TO BE DONE:
Retype word for word the first line of the listing and each line after it up to the line with "import * as", with the pictures taken out.

DATA EXTRACT:
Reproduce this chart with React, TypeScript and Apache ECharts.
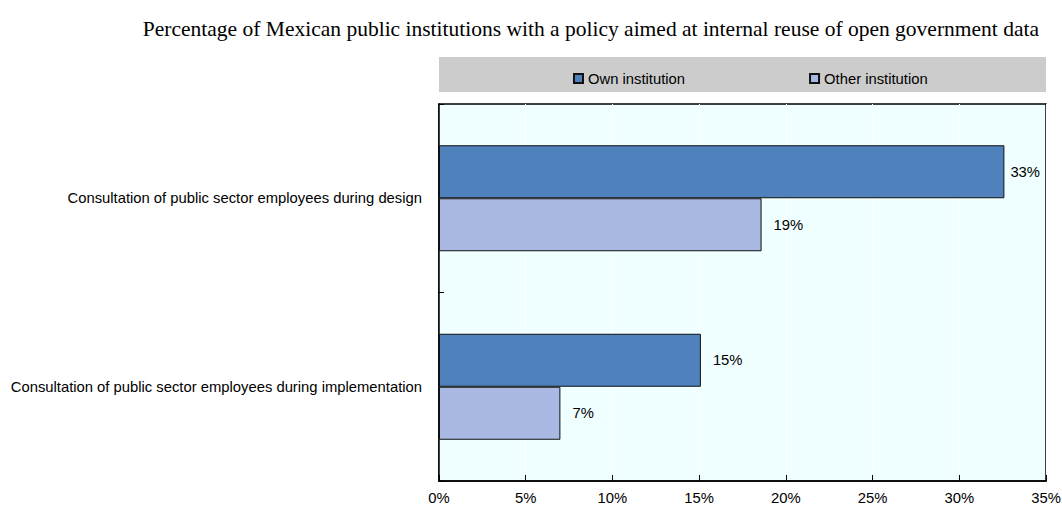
import React, { useEffect, useRef } from "react";
import * as echarts from "echarts";

const TITLE = "Percentage of Mexican public institutions with a policy aimed at internal reuse of open government data";
const categories = [
  "Consultation of public sector employees during design",
  "Consultation of public sector employees during implementation",
];
const seriesNames = ["Own institution", "Other institution"];
const ownValues = [32.6, 15.1];
const otherValues = [18.6, 7.0];
const xTicks = { min: 0, max: 35, interval: 5 };

const FONT = "'Liberation Sans', Arial, sans-serif";
const FS = 14.8;

export default function App() {
  const ref = useRef<HTMLDivElement>(null);
  useEffect(() => {
    if (!ref.current) return;
    const chart = echarts.init(ref.current, undefined, { renderer: "svg" });
    const labelCfg = {
      show: true,
      position: "right",
      distance: 12,
      color: "#000",
      fontFamily: FONT,
      fontSize: FS,
      formatter: (p: any) => Math.round(p.value) + "%",
    };
    chart.setOption({
      animation: false,
      backgroundColor: "#fff",
      title: {
        text: TITLE,
        right: 18,
        top: 13,
        textStyle: { fontFamily: "'Liberation Serif', 'Times New Roman', serif", fontSize: 21.5, fontWeight: "normal", color: "#000" },
      },
      graphic: [
        { type: "rect", z: -1, shape: { x: 439, y: 57, width: 607, height: 35 }, style: { fill: "#CCCCCC" } },
      ],
      legend: {
        left: 568,
        top: 66,
        itemWidth: 9,
        itemHeight: 9,
        itemGap: 124,
        icon: "rect",
        textStyle: { fontFamily: FONT, fontSize: FS, color: "#000" },
        data: seriesNames,
      },
      grid: {
        left: 439,
        top: 104,
        width: 607,
        height: 377,
        containLabel: false,
        outerBoundsMode: "none",
        show: true,
        backgroundColor: "#F0FFFF",
        borderColor: "#000",
        borderWidth: 1.5,
      },
      xAxis: {
        type: "value",
        min: xTicks.min,
        max: xTicks.max,
        interval: xTicks.interval,
        axisLine: { show: true, lineStyle: { color: "#000", width: 1.5 } },
        axisTick: { show: true, inside: true, length: 6, lineStyle: { color: "#000" } },
        splitLine: { show: true, lineStyle: { color: "#ffffff", width: 1 } },
        axisLabel: { formatter: "{value}%", color: "#000", fontFamily: FONT, fontSize: FS, margin: 9 },
      },
      yAxis: {
        type: "category",
        inverse: true,
        data: categories,
        axisLine: { show: true, lineStyle: { color: "#000", width: 1.5 } },
        axisTick: { show: true, inside: true, length: 5, lineStyle: { color: "#000" } },
        axisLabel: { color: "#000", fontFamily: FONT, fontSize: FS, margin: 17 },
      },
      series: [
        {
          name: seriesNames[0],
          type: "bar",
          barWidth: 53,
          barGap: "0%",
          itemStyle: { color: "#4F81BD", borderColor: "#111", borderWidth: 1 },
          label: labelCfg,
          data: ownValues.map((v, i) => (i === 0 ? { value: v, label: { distance: 6 } } : v)),
        },
        {
          name: seriesNames[1],
          type: "bar",
          barWidth: 53,
          barGap: "0%",
          itemStyle: { color: "#A9B9E3", borderColor: "#111", borderWidth: 1 },
          label: labelCfg,
          data: otherValues,
        },
      ],
    });
    return () => chart.dispose();
  }, []);
  return <div ref={ref} style={{ position: "absolute", left: 0, top: 0, width: 1062, height: 511 }} />;
}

WORKED SOLUTION:
Reproduce this chart with React, TypeScript and Apache ECharts.
import React, { useEffect, useRef } from "react";
import * as echarts from "echarts";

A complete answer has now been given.